Copy every line, leaving nothing out and adding nothing.
— START Given data —
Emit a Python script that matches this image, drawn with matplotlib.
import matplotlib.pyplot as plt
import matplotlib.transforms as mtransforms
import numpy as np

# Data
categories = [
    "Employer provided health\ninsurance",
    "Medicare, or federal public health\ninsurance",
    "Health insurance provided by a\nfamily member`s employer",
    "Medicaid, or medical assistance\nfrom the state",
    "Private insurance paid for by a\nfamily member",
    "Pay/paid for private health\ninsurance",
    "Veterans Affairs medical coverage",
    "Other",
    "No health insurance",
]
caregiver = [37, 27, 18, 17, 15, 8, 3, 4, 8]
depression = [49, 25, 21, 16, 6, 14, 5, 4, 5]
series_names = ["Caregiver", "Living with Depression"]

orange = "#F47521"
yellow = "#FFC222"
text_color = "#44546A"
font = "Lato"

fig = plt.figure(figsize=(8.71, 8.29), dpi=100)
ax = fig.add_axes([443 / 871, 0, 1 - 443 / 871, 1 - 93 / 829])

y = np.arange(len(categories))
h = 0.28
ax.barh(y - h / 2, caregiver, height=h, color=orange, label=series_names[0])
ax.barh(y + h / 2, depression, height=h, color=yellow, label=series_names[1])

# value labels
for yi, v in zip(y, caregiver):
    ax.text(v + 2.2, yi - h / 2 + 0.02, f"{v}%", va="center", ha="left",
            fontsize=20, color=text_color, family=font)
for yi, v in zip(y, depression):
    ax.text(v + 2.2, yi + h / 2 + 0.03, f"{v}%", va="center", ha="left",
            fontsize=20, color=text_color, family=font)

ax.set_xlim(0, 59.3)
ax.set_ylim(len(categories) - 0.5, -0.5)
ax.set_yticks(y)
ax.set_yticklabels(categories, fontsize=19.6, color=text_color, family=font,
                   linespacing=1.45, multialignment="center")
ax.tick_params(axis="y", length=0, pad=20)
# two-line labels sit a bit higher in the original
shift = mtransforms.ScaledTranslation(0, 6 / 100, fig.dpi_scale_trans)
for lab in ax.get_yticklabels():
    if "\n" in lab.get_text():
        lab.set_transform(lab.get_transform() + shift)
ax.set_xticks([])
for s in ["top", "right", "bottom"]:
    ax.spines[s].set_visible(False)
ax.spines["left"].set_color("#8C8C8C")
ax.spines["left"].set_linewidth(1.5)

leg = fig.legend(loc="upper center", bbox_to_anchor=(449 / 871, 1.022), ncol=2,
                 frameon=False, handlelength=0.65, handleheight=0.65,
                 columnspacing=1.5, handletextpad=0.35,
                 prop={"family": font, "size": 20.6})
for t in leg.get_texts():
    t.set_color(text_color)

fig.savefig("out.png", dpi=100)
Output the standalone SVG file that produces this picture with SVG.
— END Given data —
Problem solution |
Emit a Python script that matches this image, drawn with matplotlib.
import matplotlib.pyplot as plt
import matplotlib.transforms as mtransforms
import numpy as np

# Data
categories = [
    "Employer provided health\ninsurance",
    "Medicare, or federal public health\ninsurance",
    "Health insurance provided by a\nfamily member`s employer",
    "Medicaid, or medical assistance\nfrom the state",
    "Private insurance paid for by a\nfamily member",
    "Pay/paid for private health\ninsurance",
    "Veterans Affairs medical coverage",
    "Other",
    "No health insurance",
]
caregiver = [37, 27, 18, 17, 15, 8, 3, 4, 8]
depression = [49, 25, 21, 16, 6, 14, 5, 4, 5]
series_names = ["Caregiver", "Living with Depression"]

orange = "#F47521"
yellow = "#FFC222"
text_color = "#44546A"
font = "Lato"

fig = plt.figure(figsize=(8.71, 8.29), dpi=100)
ax = fig.add_axes([443 / 871, 0, 1 - 443 / 871, 1 - 93 / 829])

y = np.arange(len(categories))
h = 0.28
ax.barh(y - h / 2, caregiver, height=h, color=orange, label=series_names[0])
ax.barh(y + h / 2, depression, height=h, color=yellow, label=series_names[1])

# value labels
for yi, v in zip(y, caregiver):
    ax.text(v + 2.2, yi - h / 2 + 0.02, f"{v}%", va="center", ha="left",
            fontsize=20, color=text_color, family=font)
for yi, v in zip(y, depression):
    ax.text(v + 2.2, yi + h / 2 + 0.03, f"{v}%", va="center", ha="left",
            fontsize=20, color=text_color, family=font)

ax.set_xlim(0, 59.3)
ax.set_ylim(len(categories) - 0.5, -0.5)
ax.set_yticks(y)
ax.set_yticklabels(categories, fontsize=19.6, color=text_color, family=font,
                   linespacing=1.45, multialignment="center")
ax.tick_params(axis="y", length=0, pad=20)
# two-line labels sit a bit higher in the original
shift = mtransforms.ScaledTranslation(0, 6 / 100, fig.dpi_scale_trans)
for lab in ax.get_yticklabels():
    if "\n" in lab.get_text():
        lab.set_transform(lab.get_transform() + shift)
ax.set_xticks([])
for s in ["top", "right", "bottom"]:
    ax.spines[s].set_visible(False)
ax.spines["left"].set_color("#8C8C8C")
ax.spines["left"].set_linewidth(1.5)

leg = fig.legend(loc="upper center", bbox_to_anchor=(449 / 871, 1.022), ncol=2,
                 frameon=False, handlelength=0.65, handleheight=0.65,
                 columnspacing=1.5, handletextpad=0.35,
                 prop={"family": font, "size": 20.6})
for t in leg.get_texts():
    t.set_color(text_color)

fig.savefig("out.png", dpi=100)
Output the standalone SVG file that produces this picture with SVG.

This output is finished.